Defendant Judge Hughey disputes the sufficiency of Plaintiffs' pleading as to the first two of these required elements. Having carefully considered the Second Amended Complaint, the Court agrees. While Plaintiffs set forth numerous allegations regarding the statutory responsibilities held by the Judge of the Juvenile Bureau, see, e.g., Second Am. Compl. ¶¶ 32, 34, such allegations do not establish that Defendant Judge Hughey was himself personally involved in any personnel decision or termination directed at Plaintiffs.

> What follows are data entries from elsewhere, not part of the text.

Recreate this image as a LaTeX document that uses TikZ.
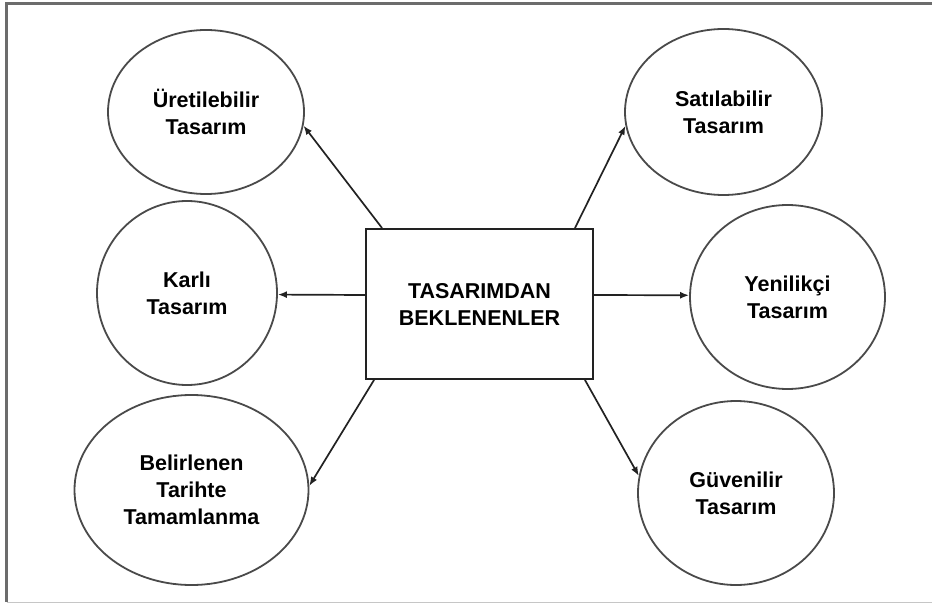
\documentclass[tikz,border=0pt]{standalone}
\usepackage{fontspec}
\setmainfont{Liberation Sans}
\usetikzlibrary{shapes.geometric,arrows.meta}
\definecolor{ink}{HTML}{222222}
\definecolor{rim}{HTML}{4A4A4A}
\begin{document}
\begin{tikzpicture}[x=1pt,y=-1pt,
  every node/.style={font=\bfseries\fontsize{21.5}{27}\selectfont, align=center, text=black},
  goal/.style={ellipse, draw=rim, line width=1.8pt, inner sep=0pt},
  core/.style={rectangle, draw=ink, line width=1.9pt, inner sep=0pt,
               minimum width=227pt, minimum height=150pt},
  arr/.style={draw=ink, line width=1.7pt, -{Latex[length=9pt,width=7pt]}}]
  \useasboundingbox (0,0) rectangle (932,604);
  % outer frame (open on the right)
  \draw[gray!85!black, line width=2.2pt] (932,3.5) -- (6.5,3.5) -- (6.5,602);
  \draw[gray!45, line width=1.5pt] (6.5,602.5) -- (932,602.5);

  % central box
  \node[core] (c) at (479.5,304) {TASARIMDAN\\BEKLENENLER};

  % expectations around it
  \node[goal, minimum width=196pt, minimum height=164pt] (u) at (206,112) {Üretilebilir\\Tasarım};
  \node[goal, minimum width=180pt, minimum height=184pt] (k) at (187,293) {Karlı\\Tasarım};
  \node[goal, minimum width=234pt, minimum height=190pt] (b) at (191.5,490) {Belirlenen\\Tarihte\\Tamamlanma};
  \node[goal, minimum width=197pt, minimum height=166pt] (s) at (723.5,112) {Satılabilir\\Tasarım};
  \node[goal, minimum width=195pt, minimum height=184pt] (y) at (787.5,297) {Yenilikçi\\Tasarım};
  \node[goal, minimum width=196pt, minimum height=184pt] (g) at (736,493) {Güvenilir\\Tasarım};

  % connectors
  \draw[arr] ([xshift=17pt]c.north west) -- (u.-8);
  \draw[arr] ([yshift=9pt]c.west) -- (k.-1);
  \draw[arr] ([xshift=9pt]c.south west) -- (b.2);
  \draw[arr] ([xshift=-19pt]c.north east) -- (s.188);
  \draw[arr] ([yshift=9pt]c.east) -- (y.179);
  \draw[arr] ([xshift=-9pt]c.south east) -- (g.170);
\end{tikzpicture}
\end{document}
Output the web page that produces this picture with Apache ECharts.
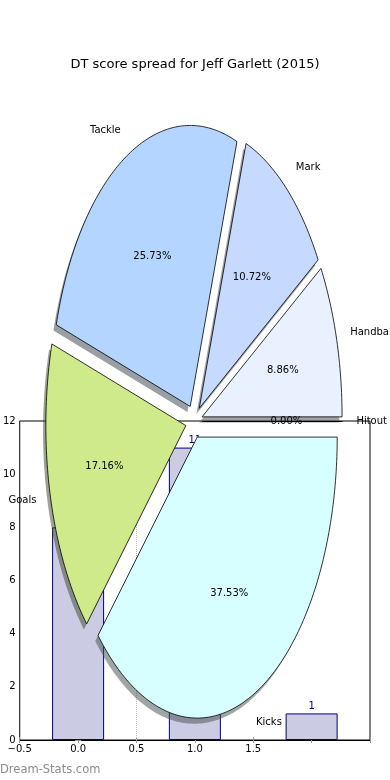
<!DOCTYPE html>
<html><head><meta charset="utf-8">
<script src="https://cdn.jsdelivr.net/npm/echarts@6/dist/echarts.min.js"></script>
<style>html,body{margin:0;padding:0;background:#fff}#c{width:390px;height:780px}</style>
</head><body><div id="c"></div>
<script>
// ---- data ----
const chartTitle = 'DT score spread for Jeff Garlett (2015)';
const watermark = 'Dream-Stats.com';
const barX = [0, 1, 2];
const barValues = [8, 11, 1];
const xTickLabels = ['\u22120.5', '0.0', '0.5', '1.0', '1.5'];
const refLineX = [0.5];
const pieLabels = ['Handball', 'Mark', 'Tackle', 'Goals', 'Kicks', 'Hitout'];
const piePercents = [8.86, 10.72, 25.73, 17.16, 37.53, 0.00];
const pieColors = ['#e9f1ff', '#c6d9ff', '#b3d5ff', '#cfea8a', '#d8ffff', '#eef3ff'];

// ---- layout ----
const PIE = { cx: 194 / 390, cy: 421.5 / 780, rx: 140 / 390, ry: 281 / 780, explode: 0.06, shadow: 0.02 };
const FONT = '"DejaVu Sans", sans-serif';

const total = piePercents.reduce((a, b) => a + b, 0);
const cum = []; { let acc = 0; piePercents.forEach(v => { cum.push(acc); acc += v; }); }

function geom(api) {
  const W = api.getWidth(), H = api.getHeight();
  return { cx: W * PIE.cx, cy: H * PIE.cy, rx: W * PIE.rx, ry: H * PIE.ry };
}
function wedge(api, i, v, dx, dy) {
  const g = geom(api);
  const a0 = cum[i] / total * 2 * Math.PI, a1 = (cum[i] + v) / total * 2 * Math.PI;
  const mid = (a0 + a1) / 2;
  const ox = g.cx + PIE.explode * g.rx * Math.cos(mid) + dx * g.rx;
  const oy = g.cy - PIE.explode * g.ry * Math.sin(mid) + dy * g.ry;
  const pts = [[ox, oy]];
  const n = Math.max(1, Math.ceil((a1 - a0) / (Math.PI / 180)));
  for (let k = 0; k <= n; k++) {
    const a = a0 + (a1 - a0) * k / n;
    pts.push([ox + g.rx * Math.cos(a), oy - g.ry * Math.sin(a)]);
  }
  return { pts, ox, oy, mid, g };
}
function shadowColor(hex) {
  const c = [1, 3, 5].map(k => parseInt(hex.substr(k, 2), 16));
  return 'rgba(' + c.map(x => Math.round(x * 0.3)).join(',') + ',0.5)';
}

const chart = echarts.init(document.getElementById('c'), null, { renderer: 'canvas' });
const tickStyle = { show: true, inside: true, length: 3, lineStyle: { color: '#999', width: 1 } };
chart.setOption({
  animation: false,
  backgroundColor: '#fff',
  title: {
    text: chartTitle, left: 'center', top: 53,
    textStyle: { fontFamily: FONT, fontSize: 13, fontWeight: 'normal', color: '#000' }
  },
  graphic: [{
    type: 'text', left: 0, top: 764,
    style: { text: watermark, fill: '#8c8c8c', font: '11.5px ' + FONT }
  }],
  grid: { left: 19, right: 20, top: 421, bottom: 40, show: true, borderColor: '#000', borderWidth: 1, backgroundColor: 'transparent' },
  xAxis: [{
    type: 'value', min: -0.5, max: 2.5, interval: 0.5,
    axisLine: { show: true, onZero: false, lineStyle: { color: '#000', width: 1 } },
    axisTick: tickStyle, splitLine: { show: false },
    axisLabel: {
      color: '#000', fontFamily: FONT, fontSize: 10, margin: 4,
      formatter: v => xTickLabels[Math.round((v + 0.5) / 0.5)] || ''
    }
  }, {
    type: 'value', position: 'top', min: -0.5, max: 2.5, interval: 0.5,
    axisLine: { show: false }, axisTick: tickStyle, axisLabel: { show: false }, splitLine: { show: false }
  }],
  yAxis: [{
    type: 'value', min: 0, max: 12, interval: 2,
    axisLine: { show: true, lineStyle: { color: '#000', width: 1 } },
    axisTick: tickStyle, splitLine: { show: false },
    axisLabel: { color: '#000', fontFamily: FONT, fontSize: 10, margin: 4 }
  }, {
    type: 'value', position: 'right', min: 0, max: 12, interval: 2,
    axisLine: { show: false }, axisTick: tickStyle, axisLabel: { show: false }, splitLine: { show: false }
  }],
  series: [{
    type: 'bar', xAxisIndex: 0, yAxisIndex: 0, z: 2,
    data: barX.map((x, i) => [x, barValues[i]]),
    barWidth: 52,
    itemStyle: { color: '#cbcbe3', borderColor: '#000080', borderWidth: 1 },
    label: { show: true, position: 'top', distance: 2, color: '#000080', fontFamily: FONT, fontSize: 10 },
    markLine: {
      silent: true, symbol: 'none', z: 1,
      label: { show: false },
      lineStyle: { color: '#bbb', type: 'dotted', width: 1 },
      data: refLineX.map(x => ({ xAxis: x }))
    }
  }, {
    type: 'custom', coordinateSystem: 'none', z: 10, silent: true,
    data: piePercents,
    renderItem: function (params, api) {
      const i = params.dataIndex;
      const w = wedge(api, i, api.value(0), -PIE.shadow, PIE.shadow);
      return { type: 'polygon', shape: { points: w.pts }, style: { fill: shadowColor(pieColors[i]), stroke: null } };
    }
  }, {
    type: 'custom', coordinateSystem: 'none', z: 11, silent: true,
    data: piePercents,
    renderItem: function (params, api) {
      const i = params.dataIndex;
      const v = api.value(0);
      const w = wedge(api, i, v, 0, 0);
      const c = Math.cos(w.mid), s = Math.sin(w.mid);
      return {
        type: 'group',
        children: [
          { type: 'polygon', shape: { points: w.pts }, style: { fill: pieColors[i], stroke: '#000', lineWidth: 0.8 } },
          {
            type: 'text', x: w.ox + 1.1 * w.g.rx * c, y: w.oy - 1.1 * w.g.ry * s, z2: 20,
            style: { text: pieLabels[i], fill: '#000', font: '10px ' + FONT, align: c > 0 ? 'left' : 'right', verticalAlign: 'middle' }
          },
          {
            type: 'text', x: w.ox + 0.6 * w.g.rx * c, y: w.oy - 0.6 * w.g.ry * s, z2: 20,
            style: { text: v.toFixed(2) + '%', fill: '#000', font: '10px ' + FONT, align: 'center', verticalAlign: 'middle' }
          }
        ]
      };
    }
  }]
});
</script>
</body></html>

Rather, these factual assertions plausibly show that Defendant Judge Hughey provided higher-level oversight of the CCCJC, including supervision of the CCCJC Director and submission of an annual budget to the Board. See, e.g., id. ¶¶ 34, 36-37, 46. Plaintiffs' bare allegation that “the policy and procedure at the CCCJC is that no employee is hired or fired at the CCCJC without the approval of Judge Hughey” is far from sufficient to allow a reasonable inference that Defendant Judge Hughey was personally involved in any retaliation against Plaintiffs for exercising their First Amendment rights. Id. ¶ 42; see Schneider, 717 F.3d at 767-68. Nor do the allegations regarding Defendant Judge Hughey's involvement in the financial and budgeting decisions of the facility plausibly reflect that this defendant's actions “caused the constitutional violation.” Schneider, 717 F.3d at 768.
For these reasons, Plaintiffs have failed to allege facts that make out the violation of a constitutional right by Defendant Judge Hughey and have failed to state a claim under § 1983 against Defendant Judge Hughey in his individual capacity. Defendant Judge Hughey is entitled to dismissal on the basis of qualified immunity. See id. at 767-68; Keith, 707 F.3d at 1188.
CONCLUSION
The Motion to Dismiss (Doc. No. 9) therefore is GRANTED. Plaintiffs' claims against Defendant Judge Bobby Hughey are DISMISSED without prejudice pursuant to Rule 12(b)(6) of the Federal Rules of Civil Procedure.